● **Task brief**: Skip the pictures and extract all of the lines exactly as written.

● **Information shown**:
Start
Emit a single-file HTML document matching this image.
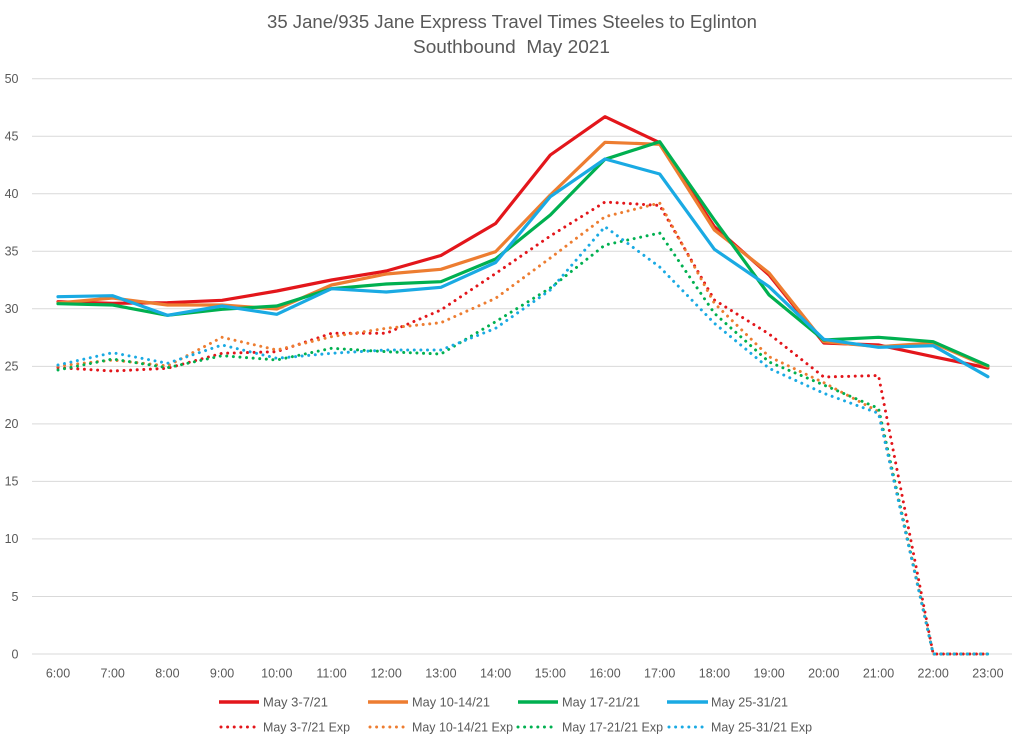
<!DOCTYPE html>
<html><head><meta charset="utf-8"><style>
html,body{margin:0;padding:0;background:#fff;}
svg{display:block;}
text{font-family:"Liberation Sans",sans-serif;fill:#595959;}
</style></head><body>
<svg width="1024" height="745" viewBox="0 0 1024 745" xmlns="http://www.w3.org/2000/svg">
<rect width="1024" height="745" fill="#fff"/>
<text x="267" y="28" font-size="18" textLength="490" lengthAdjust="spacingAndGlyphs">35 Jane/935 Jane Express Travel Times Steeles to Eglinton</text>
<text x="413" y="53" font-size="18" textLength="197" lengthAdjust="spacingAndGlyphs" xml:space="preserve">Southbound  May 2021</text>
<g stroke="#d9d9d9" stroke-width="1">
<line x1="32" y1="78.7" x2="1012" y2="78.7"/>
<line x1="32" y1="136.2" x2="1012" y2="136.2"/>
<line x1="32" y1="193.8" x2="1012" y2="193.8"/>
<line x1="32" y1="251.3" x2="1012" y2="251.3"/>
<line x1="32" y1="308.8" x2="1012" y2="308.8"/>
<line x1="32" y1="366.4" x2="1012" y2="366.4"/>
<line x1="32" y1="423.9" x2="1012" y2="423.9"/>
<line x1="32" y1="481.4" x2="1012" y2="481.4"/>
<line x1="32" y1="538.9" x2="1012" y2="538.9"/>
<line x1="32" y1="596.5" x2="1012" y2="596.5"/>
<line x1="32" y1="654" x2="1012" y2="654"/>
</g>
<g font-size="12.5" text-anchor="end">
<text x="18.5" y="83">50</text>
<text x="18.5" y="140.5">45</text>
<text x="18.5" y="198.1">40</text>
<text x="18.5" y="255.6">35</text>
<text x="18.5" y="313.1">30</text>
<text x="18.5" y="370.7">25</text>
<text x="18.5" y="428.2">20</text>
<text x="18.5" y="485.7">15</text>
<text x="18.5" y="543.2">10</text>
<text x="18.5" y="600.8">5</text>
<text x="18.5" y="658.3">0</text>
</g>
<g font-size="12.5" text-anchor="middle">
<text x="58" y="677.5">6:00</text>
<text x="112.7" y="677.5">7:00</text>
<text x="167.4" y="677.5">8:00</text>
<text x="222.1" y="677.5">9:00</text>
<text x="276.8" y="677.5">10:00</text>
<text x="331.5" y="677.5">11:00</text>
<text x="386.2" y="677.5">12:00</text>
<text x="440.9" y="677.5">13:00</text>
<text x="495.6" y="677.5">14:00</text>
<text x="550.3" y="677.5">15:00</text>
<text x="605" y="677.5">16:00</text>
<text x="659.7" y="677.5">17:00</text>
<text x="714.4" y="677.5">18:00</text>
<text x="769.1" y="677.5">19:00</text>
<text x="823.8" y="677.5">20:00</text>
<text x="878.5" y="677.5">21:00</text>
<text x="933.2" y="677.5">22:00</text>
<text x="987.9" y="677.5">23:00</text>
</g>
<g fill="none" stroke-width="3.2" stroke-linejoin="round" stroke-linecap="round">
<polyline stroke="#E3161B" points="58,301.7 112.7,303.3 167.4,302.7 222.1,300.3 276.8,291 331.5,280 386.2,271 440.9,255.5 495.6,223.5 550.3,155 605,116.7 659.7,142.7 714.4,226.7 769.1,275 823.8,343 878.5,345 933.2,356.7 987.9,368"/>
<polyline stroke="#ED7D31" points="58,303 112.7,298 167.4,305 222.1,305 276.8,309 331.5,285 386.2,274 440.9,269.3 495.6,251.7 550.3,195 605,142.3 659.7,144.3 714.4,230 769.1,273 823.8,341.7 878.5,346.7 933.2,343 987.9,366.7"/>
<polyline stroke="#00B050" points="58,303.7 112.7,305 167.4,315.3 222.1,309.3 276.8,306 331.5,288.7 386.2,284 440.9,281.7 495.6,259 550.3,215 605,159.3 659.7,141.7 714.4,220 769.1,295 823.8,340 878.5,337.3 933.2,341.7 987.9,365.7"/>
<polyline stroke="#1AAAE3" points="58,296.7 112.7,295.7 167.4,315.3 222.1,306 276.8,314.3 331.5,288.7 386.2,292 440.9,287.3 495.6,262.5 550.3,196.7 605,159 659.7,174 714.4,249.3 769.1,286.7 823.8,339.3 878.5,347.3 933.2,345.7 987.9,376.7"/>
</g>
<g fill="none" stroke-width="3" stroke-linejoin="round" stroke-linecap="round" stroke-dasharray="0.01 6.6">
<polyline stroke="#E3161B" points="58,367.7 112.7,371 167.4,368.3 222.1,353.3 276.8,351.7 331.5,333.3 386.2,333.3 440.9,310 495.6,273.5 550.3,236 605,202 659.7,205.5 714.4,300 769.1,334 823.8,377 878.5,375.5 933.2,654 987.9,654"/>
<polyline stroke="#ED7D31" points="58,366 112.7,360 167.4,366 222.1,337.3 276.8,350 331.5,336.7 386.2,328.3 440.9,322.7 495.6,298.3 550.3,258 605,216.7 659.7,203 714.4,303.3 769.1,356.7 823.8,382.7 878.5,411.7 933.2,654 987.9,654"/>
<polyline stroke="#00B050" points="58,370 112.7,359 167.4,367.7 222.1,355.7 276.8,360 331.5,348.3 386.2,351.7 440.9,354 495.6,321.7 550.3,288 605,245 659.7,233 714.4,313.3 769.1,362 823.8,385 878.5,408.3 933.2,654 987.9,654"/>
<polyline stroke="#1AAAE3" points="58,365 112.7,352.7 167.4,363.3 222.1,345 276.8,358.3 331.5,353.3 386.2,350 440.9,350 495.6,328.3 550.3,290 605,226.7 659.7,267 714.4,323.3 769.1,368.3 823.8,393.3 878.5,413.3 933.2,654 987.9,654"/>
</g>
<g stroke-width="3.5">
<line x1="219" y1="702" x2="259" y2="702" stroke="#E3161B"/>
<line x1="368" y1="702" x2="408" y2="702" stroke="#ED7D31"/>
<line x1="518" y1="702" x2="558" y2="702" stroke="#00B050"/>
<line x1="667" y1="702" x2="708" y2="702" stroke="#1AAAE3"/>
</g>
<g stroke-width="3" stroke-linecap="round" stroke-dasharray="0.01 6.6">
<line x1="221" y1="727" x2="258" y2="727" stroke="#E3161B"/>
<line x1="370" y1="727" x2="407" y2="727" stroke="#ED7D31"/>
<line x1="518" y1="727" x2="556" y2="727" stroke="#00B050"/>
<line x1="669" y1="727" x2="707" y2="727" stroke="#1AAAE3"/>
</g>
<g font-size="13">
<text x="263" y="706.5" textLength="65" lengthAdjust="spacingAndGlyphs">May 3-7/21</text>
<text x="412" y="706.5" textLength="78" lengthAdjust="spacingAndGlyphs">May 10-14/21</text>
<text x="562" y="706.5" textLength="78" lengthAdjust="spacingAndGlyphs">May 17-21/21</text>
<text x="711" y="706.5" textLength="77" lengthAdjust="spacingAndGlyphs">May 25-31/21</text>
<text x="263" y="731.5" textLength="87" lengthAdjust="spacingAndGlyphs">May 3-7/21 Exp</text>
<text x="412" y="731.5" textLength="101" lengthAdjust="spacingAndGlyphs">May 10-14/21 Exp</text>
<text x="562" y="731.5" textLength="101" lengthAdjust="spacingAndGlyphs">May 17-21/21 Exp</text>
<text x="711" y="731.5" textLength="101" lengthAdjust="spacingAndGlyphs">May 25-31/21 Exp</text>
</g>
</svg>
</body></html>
End
● **Answer to this problem**:
Emit a single-file HTML document matching this image.
<!DOCTYPE html>
<html><head><meta charset="utf-8"><style>
html,body{margin:0;padding:0;background:#fff;}
svg{display:block;}
text{font-family:"Liberation Sans",sans-serif;fill:#595959;}
</style></head><body>
<svg width="1024" height="745" viewBox="0 0 1024 745" xmlns="http://www.w3.org/2000/svg">
<rect width="1024" height="745" fill="#fff"/>
<text x="267" y="28" font-size="18" textLength="490" lengthAdjust="spacingAndGlyphs">35 Jane/935 Jane Express Travel Times Steeles to Eglinton</text>
<text x="413" y="53" font-size="18" textLength="197" lengthAdjust="spacingAndGlyphs" xml:space="preserve">Southbound  May 2021</text>
<g stroke="#d9d9d9" stroke-width="1">
<line x1="32" y1="78.7" x2="1012" y2="78.7"/>
<line x1="32" y1="136.2" x2="1012" y2="136.2"/>
<line x1="32" y1="193.8" x2="1012" y2="193.8"/>
<line x1="32" y1="251.3" x2="1012" y2="251.3"/>
<line x1="32" y1="308.8" x2="1012" y2="308.8"/>
<line x1="32" y1="366.4" x2="1012" y2="366.4"/>
<line x1="32" y1="423.9" x2="1012" y2="423.9"/>
<line x1="32" y1="481.4" x2="1012" y2="481.4"/>
<line x1="32" y1="538.9" x2="1012" y2="538.9"/>
<line x1="32" y1="596.5" x2="1012" y2="596.5"/>
<line x1="32" y1="654" x2="1012" y2="654"/>
</g>
<g font-size="12.5" text-anchor="end">
<text x="18.5" y="83">50</text>
<text x="18.5" y="140.5">45</text>
<text x="18.5" y="198.1">40</text>
<text x="18.5" y="255.6">35</text>
<text x="18.5" y="313.1">30</text>
<text x="18.5" y="370.7">25</text>
<text x="18.5" y="428.2">20</text>
<text x="18.5" y="485.7">15</text>
<text x="18.5" y="543.2">10</text>
<text x="18.5" y="600.8">5</text>
<text x="18.5" y="658.3">0</text>
</g>
<g font-size="12.5" text-anchor="middle">
<text x="58" y="677.5">6:00</text>
<text x="112.7" y="677.5">7:00</text>
<text x="167.4" y="677.5">8:00</text>
<text x="222.1" y="677.5">9:00</text>
<text x="276.8" y="677.5">10:00</text>
<text x="331.5" y="677.5">11:00</text>
<text x="386.2" y="677.5">12:00</text>
<text x="440.9" y="677.5">13:00</text>
<text x="495.6" y="677.5">14:00</text>
<text x="550.3" y="677.5">15:00</text>
<text x="605" y="677.5">16:00</text>
<text x="659.7" y="677.5">17:00</text>
<text x="714.4" y="677.5">18:00</text>
<text x="769.1" y="677.5">19:00</text>
<text x="823.8" y="677.5">20:00</text>
<text x="878.5" y="677.5">21:00</text>
<text x="933.2" y="677.5">22:00</text>
<text x="987.9" y="677.5">23:00</text>
</g>
<g fill="none" stroke-width="3.2" stroke-linejoin="round" stroke-linecap="round">
<polyline stroke="#E3161B" points="58,301.7 112.7,303.3 167.4,302.7 222.1,300.3 276.8,291 331.5,280 386.2,271 440.9,255.5 495.6,223.5 550.3,155 605,116.7 659.7,142.7 714.4,226.7 769.1,275 823.8,343 878.5,345 933.2,356.7 987.9,368"/>
<polyline stroke="#ED7D31" points="58,303 112.7,298 167.4,305 222.1,305 276.8,309 331.5,285 386.2,274 440.9,269.3 495.6,251.7 550.3,195 605,142.3 659.7,144.3 714.4,230 769.1,273 823.8,341.7 878.5,346.7 933.2,343 987.9,366.7"/>
<polyline stroke="#00B050" points="58,303.7 112.7,305 167.4,315.3 222.1,309.3 276.8,306 331.5,288.7 386.2,284 440.9,281.7 495.6,259 550.3,215 605,159.3 659.7,141.7 714.4,220 769.1,295 823.8,340 878.5,337.3 933.2,341.7 987.9,365.7"/>
<polyline stroke="#1AAAE3" points="58,296.7 112.7,295.7 167.4,315.3 222.1,306 276.8,314.3 331.5,288.7 386.2,292 440.9,287.3 495.6,262.5 550.3,196.7 605,159 659.7,174 714.4,249.3 769.1,286.7 823.8,339.3 878.5,347.3 933.2,345.7 987.9,376.7"/>
</g>
<g fill="none" stroke-width="3" stroke-linejoin="round" stroke-linecap="round" stroke-dasharray="0.01 6.6">
<polyline stroke="#E3161B" points="58,367.7 112.7,371 167.4,368.3 222.1,353.3 276.8,351.7 331.5,333.3 386.2,333.3 440.9,310 495.6,273.5 550.3,236 605,202 659.7,205.5 714.4,300 769.1,334 823.8,377 878.5,375.5 933.2,654 987.9,654"/>
<polyline stroke="#ED7D31" points="58,366 112.7,360 167.4,366 222.1,337.3 276.8,350 331.5,336.7 386.2,328.3 440.9,322.7 495.6,298.3 550.3,258 605,216.7 659.7,203 714.4,303.3 769.1,356.7 823.8,382.7 878.5,411.7 933.2,654 987.9,654"/>
<polyline stroke="#00B050" points="58,370 112.7,359 167.4,367.7 222.1,355.7 276.8,360 331.5,348.3 386.2,351.7 440.9,354 495.6,321.7 550.3,288 605,245 659.7,233 714.4,313.3 769.1,362 823.8,385 878.5,408.3 933.2,654 987.9,654"/>
<polyline stroke="#1AAAE3" points="58,365 112.7,352.7 167.4,363.3 222.1,345 276.8,358.3 331.5,353.3 386.2,350 440.9,350 495.6,328.3 550.3,290 605,226.7 659.7,267 714.4,323.3 769.1,368.3 823.8,393.3 878.5,413.3 933.2,654 987.9,654"/>
</g>
<g stroke-width="3.5">
<line x1="219" y1="702" x2="259" y2="702" stroke="#E3161B"/>
<line x1="368" y1="702" x2="408" y2="702" stroke="#ED7D31"/>
<line x1="518" y1="702" x2="558" y2="702" stroke="#00B050"/>
<line x1="667" y1="702" x2="708" y2="702" stroke="#1AAAE3"/>
</g>
<g stroke-width="3" stroke-linecap="round" stroke-dasharray="0.01 6.6">
<line x1="221" y1="727" x2="258" y2="727" stroke="#E3161B"/>
<line x1="370" y1="727" x2="407" y2="727" stroke="#ED7D31"/>
<line x1="518" y1="727" x2="556" y2="727" stroke="#00B050"/>
<line x1="669" y1="727" x2="707" y2="727" stroke="#1AAAE3"/>
</g>
<g font-size="13">
<text x="263" y="706.5" textLength="65" lengthAdjust="spacingAndGlyphs">May 3-7/21</text>
<text x="412" y="706.5" textLength="78" lengthAdjust="spacingAndGlyphs">May 10-14/21</text>
<text x="562" y="706.5" textLength="78" lengthAdjust="spacingAndGlyphs">May 17-21/21</text>
<text x="711" y="706.5" textLength="77" lengthAdjust="spacingAndGlyphs">May 25-31/21</text>
<text x="263" y="731.5" textLength="87" lengthAdjust="spacingAndGlyphs">May 3-7/21 Exp</text>
<text x="412" y="731.5" textLength="101" lengthAdjust="spacingAndGlyphs">May 10-14/21 Exp</text>
<text x="562" y="731.5" textLength="101" lengthAdjust="spacingAndGlyphs">May 17-21/21 Exp</text>
<text x="711" y="731.5" textLength="101" lengthAdjust="spacingAndGlyphs">May 25-31/21 Exp</text>
</g>
</svg>
</body></html>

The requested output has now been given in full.